Here, the odds-defying daredevil flyboy (Oscar Isaac as Resistance pilot Poe Dameron) is an impetuous chauvinist, at odds with a female commander (a purple-haired Laura Dern). "Get your head out of your cockpit," admonishes Leia (the late Carrie Fisher, to whom the film is dedicated). The master-apprentice relationship — previously Yoda instructing young Luke Skywalker (Mark Hamill) on a swampy remote planet — is now tilted more toward Rey, the young Jedi (Daisy Ridley), sent to stir a monkish Skywalker from a windswept, Porg-infested isle. And instead of a Tauntaun's guts being spilled, there are even moments of animal rights reflections creeping into the galaxy. About to bite into his rotisserie dinner, Chewbacca, with a sad groan, is struck by pangs of doubt.

Abrams's finest touch in his zippy and nimble reboot was in his diverse casting — in particular Ridley and John Boyega, as Finn, the Stormtrooper turned good guy. But Johnson, who also wrote the film, has gone further to shake up the familiar roles and rhythms of Star Wars. Scattershot and loose-limbed, "The Last Jedi" doesn't worship at its own altar, often undercutting its own grandiosity.

Those breaks of form — formerly mostly reserved for a smirking Harrison Ford — will throw some diehards. Especially in the surreal isolated scenes of Rey and Luke — where Luke, with a thick gray mane and a hermit's foul-manner is seen drinking a creature's breast milk and pole-vaulting from rock to rock — "The Last Jedi" teeters on the edge of camp.

It's not surprising that Johnson, the director of the twisty time-traveling noir "Looper," has made a movie full of clever inversions. What's jarring is that he's made a "Star Wars" film that tries to not take itself too seriously, while simultaneously making it more emotional.

Yet before its considerable payoff, "The Last Jedi" feels lost and grasping for its purpose. Unlike the earlier films, the less tactile "The Last Jedi" isn't much for world building, and its sense of place isn't as firm. As an intergalactic travelogue, it's a disappointment.

There are exceptions, though, especially the chambers of the Supreme Leader Snoke (Andy Serkis, adding to his gallery of grotesques). Soaked in an otherworldly crimson red, Snoke's lair looks like something out of Kubrick's "Eyes Wide Shut."

Johnson also lacks what Lucas and Abrams alike recognized as the franchise's most potent weapon: Ford. As the prairie boy turned knight, Hamill has never been the saga's heart-and-soul. While Luke gets his big moment, "The Last Jedi" doesn't do him any favors, plopping him on a pitiless jagged rock away from the action and a backstory filled with regret.

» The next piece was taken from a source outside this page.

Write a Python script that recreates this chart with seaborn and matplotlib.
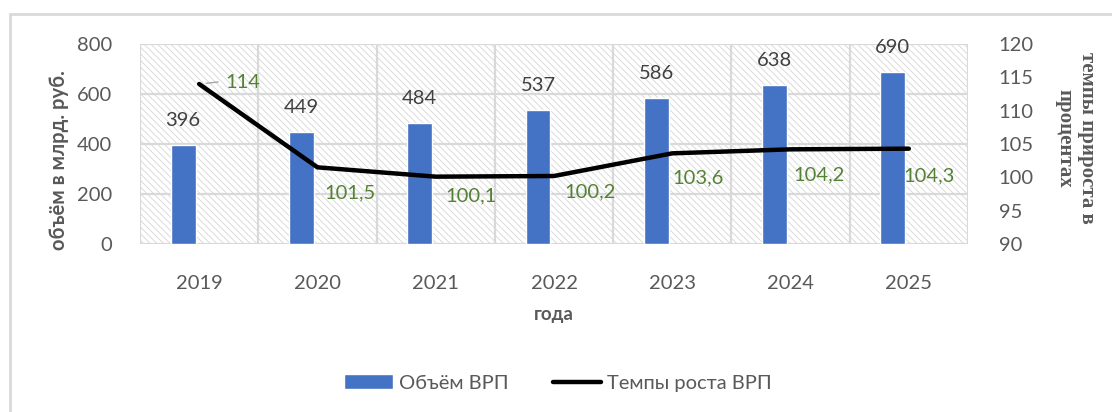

As Fisher's final "Star Wars" film, it's a shame she isn't more front-and-center. (The next film was to be hers, the way Ford and now Hamill have had theirs.) But she makes her scenes count.

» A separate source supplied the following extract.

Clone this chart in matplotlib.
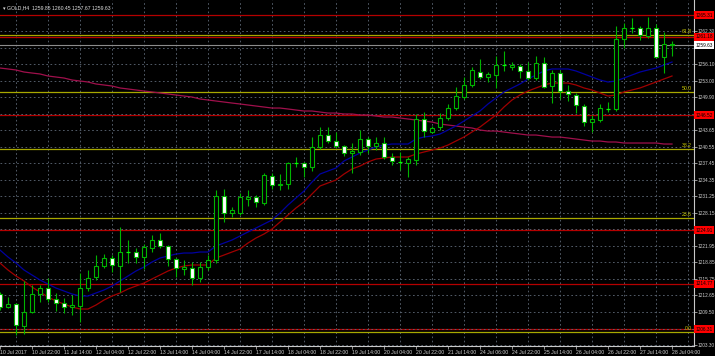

Though Isaac has been fashioned as the heir-apparent to the bemused Ford, Boyega is the actor I've left both episode VII and VIII wanting more of. The downside in a story that spins its characters around the galaxy is that the new generation of Star Wars protagonists hasn't had time for the small gestures that would shape their characters — close-ups that their forerunners were afforded. Even after two films, Rey is more of an unstoppable sprite than a fleshed-out person.

But "The Last Jedi," as if with a wind against its back, gathers momentum. By breaking down some of the old mythology, Johnson has staked out new territory. For the first time in a long time, a "Star Wars" film feels forward-moving.

Much of that sense of progress comes in the character of Rose Tico (a superlative Kelly Marie Tran), a maintenance worker who's thrust into a pivotal role in the rebellion. It's she who voices the film's abiding message, one that — as the first "Star Wars" film of the Trump era — has affecting resonance. The Resistance will win, she says, "not fighting what we hate" but "saving what we love."

In a pop culture juggernaut as imposing as Star Wars, these moments carry more meaning than they would elsewhere. After long skating around anything political, "The Last Jedi" — whether it's meant to be or not — has the tenor of a rallying cry. Johnson has fully internalized a single line of dialogue from "The Return of the Jedi" — "You rebel scum," said with disdain by a Nazi-like lieutenant — and turned it into a badge of pride.

"Star Wars: The Last Jedi," a Walt Disney Co. release, is rated PG-13 by the Motion Picture Association of America for "sequences of sci-fi action and violence." Running time: 152 minutes. Three stars out of four.


MPAA Definition of PG-13: Parents strongly cautioned. Some material may be inappropriate for children under 13.